**Your objective**
Return the lines from the one with "Clone this chart in matplotlib." through the one with "ax = fig.add_axes([0.276, 0.144, 0.585, 0.794])", exactly as they appear and with no pictures.

[Begin Dataset excerpts]

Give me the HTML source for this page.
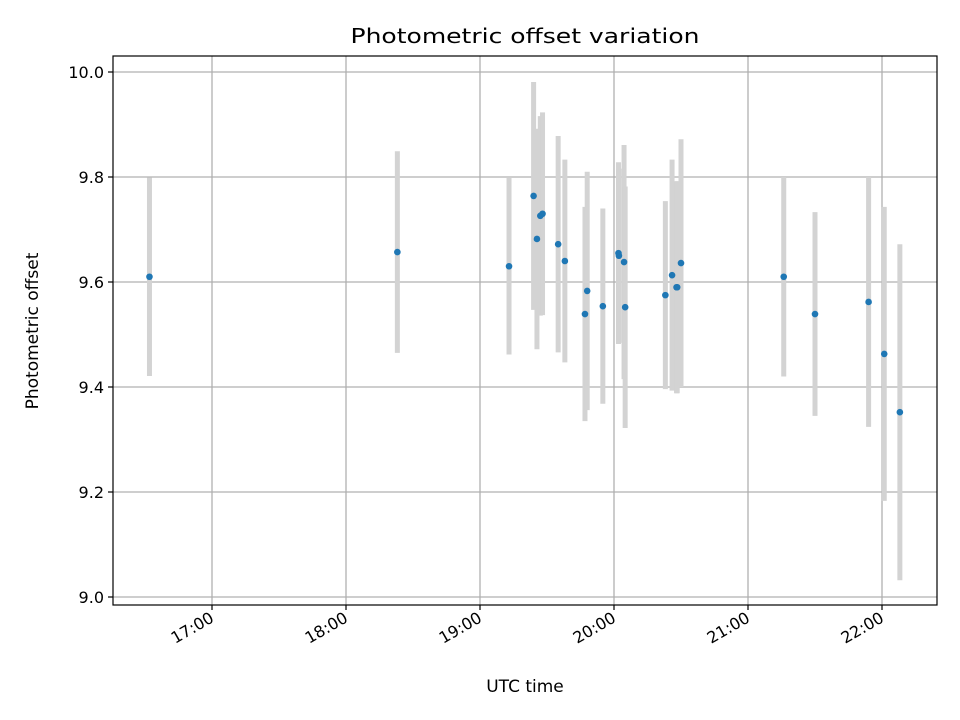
<!DOCTYPE html>
<html><head><meta charset="utf-8"><style>
body{margin:0;background:#fff;}
svg{display:block;font-family:"DejaVu Sans","Liberation Sans",sans-serif;}
</style></head><body>
<svg id="chart" width="960" height="720">
<rect x="0" y="0" width="960" height="720" fill="#fff"/>
<text x="525" y="43" font-size="20" text-anchor="middle" textLength="349" lengthAdjust="spacingAndGlyphs">Photometric offset variation</text>
<text x="525" y="692" font-size="17" text-anchor="middle">UTC time</text>
<text transform="translate(38,331) rotate(-90)" font-size="17" text-anchor="middle">Photometric offset</text>
<g id="grid"></g><g id="marks"></g><g id="axes"></g>
</svg>
<script>
const times = ["16:32","18:23","19:13","19:24","19:25.5","19:27","19:28","19:35","19:38","19:47","19:48","19:55","20:02","20:02.2","20:04.5","20:05","20:23","20:26","20:28","20:28.3","20:30","21:16","21:30","21:54","22:01","22:08"];
const offsets = [9.610,9.657,9.630,9.764,9.682,9.726,9.730,9.672,9.640,9.539,9.583,9.554,9.655,9.650,9.638,9.552,9.575,9.613,9.590,9.590,9.636,9.610,9.539,9.562,9.463,9.352];
const errors = [0.189,0.192,0.168,0.217,0.21,0.19,0.193,0.206,0.193,0.204,0.227,0.186,0.173,0.166,0.223,0.23,0.179,0.22,0.202,0.202,0.236,0.19,0.194,0.238,0.28,0.32];
const xTicks = ["17:00","18:00","19:00","20:00","21:00","22:00"];
const yTicks = [9.0,9.2,9.4,9.6,9.8,10.0];

const L=113,R=937,T=56,B=605;
function toH(s){const p=s.split(":");return +p[0]+(+p[1])/60;}
function xs(h){return 212+(h-17)*134;}
function ys(v){return 72+(10-v)*525;}
const NS="http://www.w3.org/2000/svg";
function mk(tag,attrs,parent){const e=document.createElementNS(NS,tag);for(const k in attrs)e.setAttribute(k,attrs[k]);parent.appendChild(e);return e;}
const grid=document.getElementById('grid'),marks=document.getElementById('marks'),axes=document.getElementById('axes');

xTicks.forEach(t=>{
  const x=xs(toH(t));
  const g=mk('line',{x1:x,x2:x,y1:T,y2:B,stroke:'#b0b0b0','stroke-width':1.3},grid);
  
  
  mk('line',{x1:x,x2:x,y1:B,y2:B+5,stroke:'#000','stroke-width':1.2},axes);
  const tx=mk('text',{x:x+3,y:B+16,'font-size':16,'text-anchor':'end',transform:`rotate(-30 ${x+3} ${B+16})`},axes);
  tx.textContent=t;
  
  
});
yTicks.forEach(v=>{
  const y=ys(v);
  const g=mk('line',{x1:L,x2:R,y1:y,y2:y,stroke:'#b0b0b0','stroke-width':1.3},grid);
  
  
  mk('line',{x1:L-5,x2:L,y1:y,y2:y,stroke:'#000','stroke-width':1.2},axes);
  const tx=mk('text',{x:L-9,y:y+6,'font-size':16,'text-anchor':'end'},axes);
  tx.textContent=v.toFixed(1);
  
  
});
const frame=mk('rect',{x:L,y:T,width:R-L,height:B-T,fill:'none',stroke:'#000','stroke-width':1.2},axes);



times.forEach((t,i)=>{
  const x=xs(toH(t));
  const b=mk('line',{x1:x,x2:x,y1:ys(offsets[i]+errors[i]),y2:ys(offsets[i]-errors[i]),stroke:'#d3d3d3','stroke-width':5},marks);
  
  
});
times.forEach((t,i)=>{
  const c=mk('circle',{cx:xs(toH(t)),cy:ys(offsets[i]),r:3.3,fill:'#1f77b4'},marks);
  
  
});
</script>
</body></html>
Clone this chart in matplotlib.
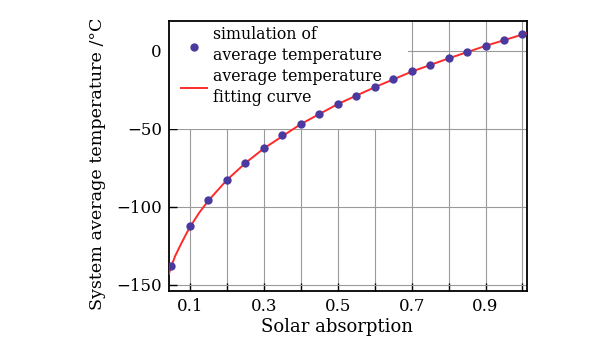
import matplotlib

matplotlib.use("Agg")
import matplotlib.pyplot as plt
from matplotlib.patches import Rectangle
from matplotlib.ticker import MultipleLocator

# simulated average temperature vs solar absorption
absorp = [0.05, 0.10, 0.15, 0.20, 0.25, 0.30, 0.35, 0.40, 0.45, 0.50,
          0.55, 0.60, 0.65, 0.70, 0.75, 0.80, 0.85, 0.90, 0.95, 1.00]
temp_sim = [-137.7, -112.5, -95.8, -82.6, -71.8, -62.5, -54.2, -46.8, -40.5, -34.1,
            -28.8, -23.3, -18.0, -13.3, -9.1, -4.9, -1.1, 3.2, 7.0, 10.4]

# fitting curve, sampled from the figure (denser where it bends)
fit_x = [0.043, 0.05, 0.06, 0.075, 0.09, 0.10, 0.125, 0.15, 0.20, 0.25, 0.30,
         0.40, 0.50, 0.60, 0.70, 0.80, 0.90, 1.00, 1.012]
fit_y = [-143.0, -137.7, -131.5, -124.2, -117.3, -113.0, -103.8, -96.0, -82.8, -72.0,
         -62.6, -47.0, -34.2, -23.4, -13.4, -4.9, 3.1, 10.4, 11.2]

C_DOT = "#4a3aa0"
C_FIT = "#ff2a2a"

plt.rcParams.update({
    "font.family": "DejaVu Serif",
    "font.size": 12,
})

fig = plt.figure(figsize=(6.12, 3.4), dpi=100)
ax = fig.add_axes([0.276, 0.144, 0.585, 0.794])

ax.plot(fit_x, fit_y, "-", color=C_FIT, lw=1.4, zorder=3,
        label="average temperature\nfitting curve")
ax.scatter(absorp, temp_sim, s=36, color=C_DOT, zorder=4, linewidths=0,
           label="simulation of\naverage temperature")

ax.set_xlim(0.043, 1.012)
ax.set_ylim(-154, 19)
ax.xaxis.set_minor_locator(MultipleLocator(0.1))
ax.set_xticks([0.1, 0.3, 0.5, 0.7, 0.9])
ax.set_xticklabels(["0.1", "0.3", "0.5", "0.7", "0.9"])
ax.set_yticks([0, -50, -100, -150])
ax.set_yticklabels(["0", "\u221250", "\u2212100", "\u2212150"])
ax.grid(True, which="both", color="#9a9a9a", lw=0.8)
ax.set_axisbelow(True)
ax.tick_params(which="both", direction="in", length=6, width=1.0, pad=5,
               labelsize=12, top=False, right=False)
for sp in ax.spines.values():
    sp.set_linewidth(1.3)

ax.set_xlabel("Solar absorption", fontsize=13)
ax.xaxis.set_label_coords(0.47, -0.1)
ax.set_ylabel("System average temperature /\u00b0C", fontsize=12.6)
ax.yaxis.set_label_coords(-0.175, 0.47)

# white patch behind the legend hides the grid there (as in the original)
ax.add_patch(Rectangle((0, 0.601), 0.668, 0.399, transform=ax.transAxes,
                       facecolor="white", edgecolor="none", zorder=1))

h, l = ax.get_legend_handles_labels()
leg = ax.legend(h[::-1], l[::-1], loc="upper left", bbox_to_anchor=(0.02, 1.0),
                frameon=False, fontsize=11.3, borderaxespad=0, borderpad=0.3,
                handlelength=1.7, handletextpad=0.35, labelspacing=0.3)
for t in leg.get_texts():
    t.set_linespacing(1.3)
leg.set_zorder(5)

fig.savefig("out.png", dpi=100)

[End Dataset excerpts]

**Problem solution**
Clone this chart in matplotlib.
import matplotlib

matplotlib.use("Agg")
import matplotlib.pyplot as plt
from matplotlib.patches import Rectangle
from matplotlib.ticker import MultipleLocator

# simulated average temperature vs solar absorption
absorp = [0.05, 0.10, 0.15, 0.20, 0.25, 0.30, 0.35, 0.40, 0.45, 0.50,
          0.55, 0.60, 0.65, 0.70, 0.75, 0.80, 0.85, 0.90, 0.95, 1.00]
temp_sim = [-137.7, -112.5, -95.8, -82.6, -71.8, -62.5, -54.2, -46.8, -40.5, -34.1,
            -28.8, -23.3, -18.0, -13.3, -9.1, -4.9, -1.1, 3.2, 7.0, 10.4]

# fitting curve, sampled from the figure (denser where it bends)
fit_x = [0.043, 0.05, 0.06, 0.075, 0.09, 0.10, 0.125, 0.15, 0.20, 0.25, 0.30,
         0.40, 0.50, 0.60, 0.70, 0.80, 0.90, 1.00, 1.012]
fit_y = [-143.0, -137.7, -131.5, -124.2, -117.3, -113.0, -103.8, -96.0, -82.8, -72.0,
         -62.6, -47.0, -34.2, -23.4, -13.4, -4.9, 3.1, 10.4, 11.2]

C_DOT = "#4a3aa0"
C_FIT = "#ff2a2a"

plt.rcParams.update({
    "font.family": "DejaVu Serif",
    "font.size": 12,
})

fig = plt.figure(figsize=(6.12, 3.4), dpi=100)
ax = fig.add_axes([0.276, 0.144, 0.585, 0.794])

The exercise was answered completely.